What is being asked: From the listing that follows, extract every line and set it down unaltered.

Recorded information:

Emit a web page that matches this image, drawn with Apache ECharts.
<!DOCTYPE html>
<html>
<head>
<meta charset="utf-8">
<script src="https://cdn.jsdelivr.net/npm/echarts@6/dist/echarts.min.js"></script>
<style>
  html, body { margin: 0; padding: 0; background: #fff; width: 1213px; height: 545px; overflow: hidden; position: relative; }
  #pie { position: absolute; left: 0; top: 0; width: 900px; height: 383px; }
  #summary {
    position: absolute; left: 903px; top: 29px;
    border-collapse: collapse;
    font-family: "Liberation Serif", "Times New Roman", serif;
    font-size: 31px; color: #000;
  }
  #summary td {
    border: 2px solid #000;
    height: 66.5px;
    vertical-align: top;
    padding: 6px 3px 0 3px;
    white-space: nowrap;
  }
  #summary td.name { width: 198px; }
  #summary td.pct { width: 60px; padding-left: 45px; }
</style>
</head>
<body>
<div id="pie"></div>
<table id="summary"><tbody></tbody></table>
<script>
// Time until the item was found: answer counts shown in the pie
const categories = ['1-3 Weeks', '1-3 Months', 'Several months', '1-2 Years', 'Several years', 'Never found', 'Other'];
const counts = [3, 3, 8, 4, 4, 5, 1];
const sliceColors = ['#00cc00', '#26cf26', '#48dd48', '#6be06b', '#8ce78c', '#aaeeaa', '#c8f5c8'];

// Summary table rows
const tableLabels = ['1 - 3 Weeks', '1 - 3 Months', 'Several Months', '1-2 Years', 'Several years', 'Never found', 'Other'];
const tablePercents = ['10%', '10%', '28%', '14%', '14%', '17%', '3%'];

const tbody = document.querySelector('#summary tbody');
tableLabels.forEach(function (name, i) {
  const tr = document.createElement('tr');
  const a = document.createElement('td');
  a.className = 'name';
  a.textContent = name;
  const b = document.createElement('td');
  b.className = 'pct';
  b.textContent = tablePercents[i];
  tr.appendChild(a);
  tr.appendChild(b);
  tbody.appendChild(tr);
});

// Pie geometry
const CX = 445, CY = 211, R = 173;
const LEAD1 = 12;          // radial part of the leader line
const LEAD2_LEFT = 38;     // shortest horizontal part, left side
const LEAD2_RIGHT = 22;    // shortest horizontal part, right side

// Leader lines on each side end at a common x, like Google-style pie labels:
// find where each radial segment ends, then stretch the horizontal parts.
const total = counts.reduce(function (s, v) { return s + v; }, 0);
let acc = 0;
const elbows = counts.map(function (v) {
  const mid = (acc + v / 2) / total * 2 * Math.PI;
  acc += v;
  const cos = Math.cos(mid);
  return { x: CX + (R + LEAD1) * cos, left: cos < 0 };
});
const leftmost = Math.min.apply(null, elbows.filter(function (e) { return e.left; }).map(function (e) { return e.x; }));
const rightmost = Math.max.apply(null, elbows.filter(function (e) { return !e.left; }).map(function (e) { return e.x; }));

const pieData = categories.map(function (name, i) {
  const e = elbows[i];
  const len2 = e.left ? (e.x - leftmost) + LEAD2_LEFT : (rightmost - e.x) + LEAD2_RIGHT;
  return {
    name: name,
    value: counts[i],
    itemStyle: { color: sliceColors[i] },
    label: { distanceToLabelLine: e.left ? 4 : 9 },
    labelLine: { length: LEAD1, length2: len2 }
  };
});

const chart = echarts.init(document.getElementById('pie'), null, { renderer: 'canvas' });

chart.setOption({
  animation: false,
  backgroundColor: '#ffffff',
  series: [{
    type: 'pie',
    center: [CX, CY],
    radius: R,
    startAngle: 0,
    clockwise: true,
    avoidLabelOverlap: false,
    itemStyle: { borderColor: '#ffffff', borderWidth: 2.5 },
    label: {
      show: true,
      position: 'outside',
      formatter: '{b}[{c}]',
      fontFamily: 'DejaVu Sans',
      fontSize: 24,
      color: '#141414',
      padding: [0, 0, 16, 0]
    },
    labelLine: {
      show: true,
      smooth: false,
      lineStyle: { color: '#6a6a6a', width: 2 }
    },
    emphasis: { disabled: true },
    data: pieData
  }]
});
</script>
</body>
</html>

Correct answer:
Emit a web page that matches this image, drawn with Apache ECharts.
<!DOCTYPE html>
<html>
<head>
<meta charset="utf-8">
<script src="https://cdn.jsdelivr.net/npm/echarts@6/dist/echarts.min.js"></script>
<style>
  html, body { margin: 0; padding: 0; background: #fff; width: 1213px; height: 545px; overflow: hidden; position: relative; }
  #pie { position: absolute; left: 0; top: 0; width: 900px; height: 383px; }
  #summary {
    position: absolute; left: 903px; top: 29px;
    border-collapse: collapse;
    font-family: "Liberation Serif", "Times New Roman", serif;
    font-size: 31px; color: #000;
  }
  #summary td {
    border: 2px solid #000;
    height: 66.5px;
    vertical-align: top;
    padding: 6px 3px 0 3px;
    white-space: nowrap;
  }
  #summary td.name { width: 198px; }
  #summary td.pct { width: 60px; padding-left: 45px; }
</style>
</head>
<body>
<div id="pie"></div>
<table id="summary"><tbody></tbody></table>
<script>
// Time until the item was found: answer counts shown in the pie
const categories = ['1-3 Weeks', '1-3 Months', 'Several months', '1-2 Years', 'Several years', 'Never found', 'Other'];
const counts = [3, 3, 8, 4, 4, 5, 1];
const sliceColors = ['#00cc00', '#26cf26', '#48dd48', '#6be06b', '#8ce78c', '#aaeeaa', '#c8f5c8'];

// Summary table rows
const tableLabels = ['1 - 3 Weeks', '1 - 3 Months', 'Several Months', '1-2 Years', 'Several years', 'Never found', 'Other'];
const tablePercents = ['10%', '10%', '28%', '14%', '14%', '17%', '3%'];

const tbody = document.querySelector('#summary tbody');
tableLabels.forEach(function (name, i) {
  const tr = document.createElement('tr');
  const a = document.createElement('td');
  a.className = 'name';
  a.textContent = name;
  const b = document.createElement('td');
  b.className = 'pct';
  b.textContent = tablePercents[i];
  tr.appendChild(a);
  tr.appendChild(b);
  tbody.appendChild(tr);
});

// Pie geometry
const CX = 445, CY = 211, R = 173;
const LEAD1 = 12;          // radial part of the leader line
const LEAD2_LEFT = 38;     // shortest horizontal part, left side
const LEAD2_RIGHT = 22;    // shortest horizontal part, right side

// Leader lines on each side end at a common x, like Google-style pie labels:
// find where each radial segment ends, then stretch the horizontal parts.
const total = counts.reduce(function (s, v) { return s + v; }, 0);
let acc = 0;
const elbows = counts.map(function (v) {
  const mid = (acc + v / 2) / total * 2 * Math.PI;
  acc += v;
  const cos = Math.cos(mid);
  return { x: CX + (R + LEAD1) * cos, left: cos < 0 };
});
const leftmost = Math.min.apply(null, elbows.filter(function (e) { return e.left; }).map(function (e) { return e.x; }));
const rightmost = Math.max.apply(null, elbows.filter(function (e) { return !e.left; }).map(function (e) { return e.x; }));

const pieData = categories.map(function (name, i) {
  const e = elbows[i];
  const len2 = e.left ? (e.x - leftmost) + LEAD2_LEFT : (rightmost - e.x) + LEAD2_RIGHT;
  return {
    name: name,
    value: counts[i],
    itemStyle: { color: sliceColors[i] },
    label: { distanceToLabelLine: e.left ? 4 : 9 },
    labelLine: { length: LEAD1, length2: len2 }
  };
});

const chart = echarts.init(document.getElementById('pie'), null, { renderer: 'canvas' });

chart.setOption({
  animation: false,
  backgroundColor: '#ffffff',
  series: [{
    type: 'pie',
    center: [CX, CY],
    radius: R,
    startAngle: 0,
    clockwise: true,
    avoidLabelOverlap: false,
    itemStyle: { borderColor: '#ffffff', borderWidth: 2.5 },
    label: {
      show: true,
      position: 'outside',
      formatter: '{b}[{c}]',
      fontFamily: 'DejaVu Sans',
      fontSize: 24,
      color: '#141414',
      padding: [0, 0, 16, 0]
    },
    labelLine: {
      show: true,
      smooth: false,
      lineStyle: { color: '#6a6a6a', width: 2 }
    },
    emphasis: { disabled: true },
    data: pieData
  }]
});
</script>
</body>
</html>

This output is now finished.